**Instructions for the task:**
Leaving out all pictures, copy exactly the lines from the one containing "Output the Python" down to the one containing "import seaborn as sns", both of them included.

** Begin Input data **

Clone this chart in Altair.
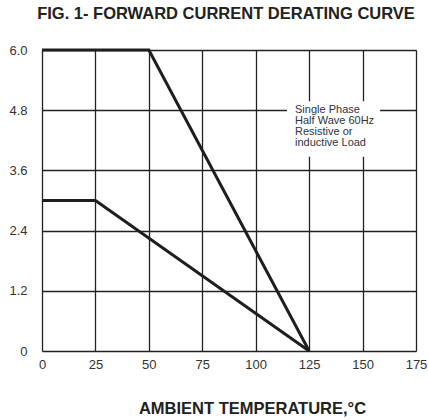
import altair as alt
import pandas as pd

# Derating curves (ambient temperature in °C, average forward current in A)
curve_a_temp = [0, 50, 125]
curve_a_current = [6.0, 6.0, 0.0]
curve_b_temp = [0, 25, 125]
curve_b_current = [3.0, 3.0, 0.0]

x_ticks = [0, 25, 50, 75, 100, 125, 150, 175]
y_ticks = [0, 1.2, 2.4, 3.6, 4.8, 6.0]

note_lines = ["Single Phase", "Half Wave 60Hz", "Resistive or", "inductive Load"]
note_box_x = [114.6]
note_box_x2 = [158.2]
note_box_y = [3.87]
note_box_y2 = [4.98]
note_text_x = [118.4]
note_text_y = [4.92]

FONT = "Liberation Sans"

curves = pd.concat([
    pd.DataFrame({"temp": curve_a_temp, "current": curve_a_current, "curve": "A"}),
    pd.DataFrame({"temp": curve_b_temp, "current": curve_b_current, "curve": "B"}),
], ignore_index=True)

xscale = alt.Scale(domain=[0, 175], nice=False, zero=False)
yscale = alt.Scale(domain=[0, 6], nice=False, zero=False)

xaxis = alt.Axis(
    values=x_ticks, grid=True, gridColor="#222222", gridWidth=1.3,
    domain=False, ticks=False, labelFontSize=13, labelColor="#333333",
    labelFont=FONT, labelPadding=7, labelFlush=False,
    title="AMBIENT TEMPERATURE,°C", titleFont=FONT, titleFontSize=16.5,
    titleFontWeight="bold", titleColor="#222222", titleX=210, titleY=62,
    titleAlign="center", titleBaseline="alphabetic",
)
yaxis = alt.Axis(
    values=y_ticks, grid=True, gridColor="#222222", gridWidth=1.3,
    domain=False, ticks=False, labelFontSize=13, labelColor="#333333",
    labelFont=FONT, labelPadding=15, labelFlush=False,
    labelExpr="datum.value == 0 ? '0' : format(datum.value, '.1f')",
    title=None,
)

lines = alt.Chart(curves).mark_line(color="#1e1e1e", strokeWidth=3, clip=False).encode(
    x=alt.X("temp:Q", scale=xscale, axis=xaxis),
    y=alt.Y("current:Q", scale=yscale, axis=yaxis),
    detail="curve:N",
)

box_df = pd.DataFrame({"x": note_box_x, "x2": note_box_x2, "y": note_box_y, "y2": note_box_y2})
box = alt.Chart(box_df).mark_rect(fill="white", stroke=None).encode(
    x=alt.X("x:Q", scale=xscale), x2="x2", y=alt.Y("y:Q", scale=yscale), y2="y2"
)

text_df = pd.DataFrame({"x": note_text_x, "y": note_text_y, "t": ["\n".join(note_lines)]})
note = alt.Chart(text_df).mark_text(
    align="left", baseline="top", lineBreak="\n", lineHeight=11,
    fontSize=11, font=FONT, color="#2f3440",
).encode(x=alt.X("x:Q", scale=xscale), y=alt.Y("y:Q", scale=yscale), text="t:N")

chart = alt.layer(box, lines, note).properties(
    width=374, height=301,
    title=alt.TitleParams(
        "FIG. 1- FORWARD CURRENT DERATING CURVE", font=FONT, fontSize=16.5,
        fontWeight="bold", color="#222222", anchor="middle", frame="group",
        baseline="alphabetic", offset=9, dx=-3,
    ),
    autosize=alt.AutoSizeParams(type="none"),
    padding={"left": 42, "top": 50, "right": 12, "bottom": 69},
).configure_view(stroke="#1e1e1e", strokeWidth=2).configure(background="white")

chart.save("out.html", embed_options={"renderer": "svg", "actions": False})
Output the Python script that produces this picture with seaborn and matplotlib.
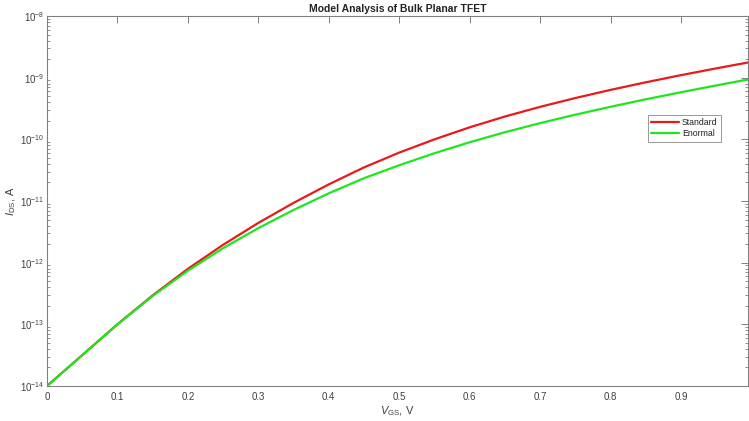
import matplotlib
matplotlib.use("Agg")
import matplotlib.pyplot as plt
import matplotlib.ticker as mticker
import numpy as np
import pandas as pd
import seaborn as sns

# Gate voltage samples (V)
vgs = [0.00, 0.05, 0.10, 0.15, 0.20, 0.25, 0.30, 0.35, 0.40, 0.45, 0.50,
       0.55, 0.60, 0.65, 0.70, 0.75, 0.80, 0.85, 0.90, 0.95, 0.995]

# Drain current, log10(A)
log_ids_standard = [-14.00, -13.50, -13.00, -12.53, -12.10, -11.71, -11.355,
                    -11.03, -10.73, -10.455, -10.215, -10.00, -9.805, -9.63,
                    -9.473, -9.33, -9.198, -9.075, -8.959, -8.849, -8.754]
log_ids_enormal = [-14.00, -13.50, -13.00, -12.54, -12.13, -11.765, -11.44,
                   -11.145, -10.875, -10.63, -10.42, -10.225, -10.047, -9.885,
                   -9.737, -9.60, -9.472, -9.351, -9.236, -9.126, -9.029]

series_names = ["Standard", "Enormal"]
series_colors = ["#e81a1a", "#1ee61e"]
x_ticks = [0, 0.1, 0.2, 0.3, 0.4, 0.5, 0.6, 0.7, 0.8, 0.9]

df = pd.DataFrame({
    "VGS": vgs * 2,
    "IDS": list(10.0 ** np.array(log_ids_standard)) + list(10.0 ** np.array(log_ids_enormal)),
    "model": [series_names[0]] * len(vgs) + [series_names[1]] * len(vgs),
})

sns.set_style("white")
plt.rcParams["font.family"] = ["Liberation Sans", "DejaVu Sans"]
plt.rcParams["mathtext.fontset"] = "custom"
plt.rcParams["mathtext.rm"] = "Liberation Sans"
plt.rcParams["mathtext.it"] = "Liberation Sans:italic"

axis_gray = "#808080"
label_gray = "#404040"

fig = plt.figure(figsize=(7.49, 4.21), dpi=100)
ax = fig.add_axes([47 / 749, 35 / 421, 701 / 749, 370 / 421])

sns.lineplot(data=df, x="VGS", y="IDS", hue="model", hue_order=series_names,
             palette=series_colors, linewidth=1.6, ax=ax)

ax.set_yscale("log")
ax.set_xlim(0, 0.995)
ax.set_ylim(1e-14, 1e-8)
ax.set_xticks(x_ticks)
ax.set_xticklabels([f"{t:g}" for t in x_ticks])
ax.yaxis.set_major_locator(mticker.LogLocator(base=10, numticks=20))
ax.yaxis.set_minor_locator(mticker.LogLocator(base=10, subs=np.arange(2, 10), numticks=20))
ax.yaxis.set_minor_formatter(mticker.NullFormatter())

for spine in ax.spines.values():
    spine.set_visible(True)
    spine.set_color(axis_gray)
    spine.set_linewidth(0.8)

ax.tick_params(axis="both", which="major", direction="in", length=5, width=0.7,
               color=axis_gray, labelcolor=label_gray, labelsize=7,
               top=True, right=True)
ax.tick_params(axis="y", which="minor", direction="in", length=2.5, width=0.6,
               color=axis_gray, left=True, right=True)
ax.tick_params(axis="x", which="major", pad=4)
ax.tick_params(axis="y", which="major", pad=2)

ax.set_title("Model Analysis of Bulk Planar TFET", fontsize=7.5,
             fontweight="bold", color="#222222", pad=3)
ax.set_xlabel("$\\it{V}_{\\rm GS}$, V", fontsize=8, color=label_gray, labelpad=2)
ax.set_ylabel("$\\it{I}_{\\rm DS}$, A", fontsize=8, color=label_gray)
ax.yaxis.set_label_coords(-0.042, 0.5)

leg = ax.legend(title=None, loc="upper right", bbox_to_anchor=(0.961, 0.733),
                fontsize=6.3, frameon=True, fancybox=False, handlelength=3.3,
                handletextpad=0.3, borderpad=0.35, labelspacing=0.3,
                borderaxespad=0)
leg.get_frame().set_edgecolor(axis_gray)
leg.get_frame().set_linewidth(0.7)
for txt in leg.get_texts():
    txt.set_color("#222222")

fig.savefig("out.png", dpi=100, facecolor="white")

** End Input data **

**Final answer:**
Output the Python script that produces this picture with seaborn and matplotlib.
import matplotlib
matplotlib.use("Agg")
import matplotlib.pyplot as plt
import matplotlib.ticker as mticker
import numpy as np
import pandas as pd
import seaborn as sns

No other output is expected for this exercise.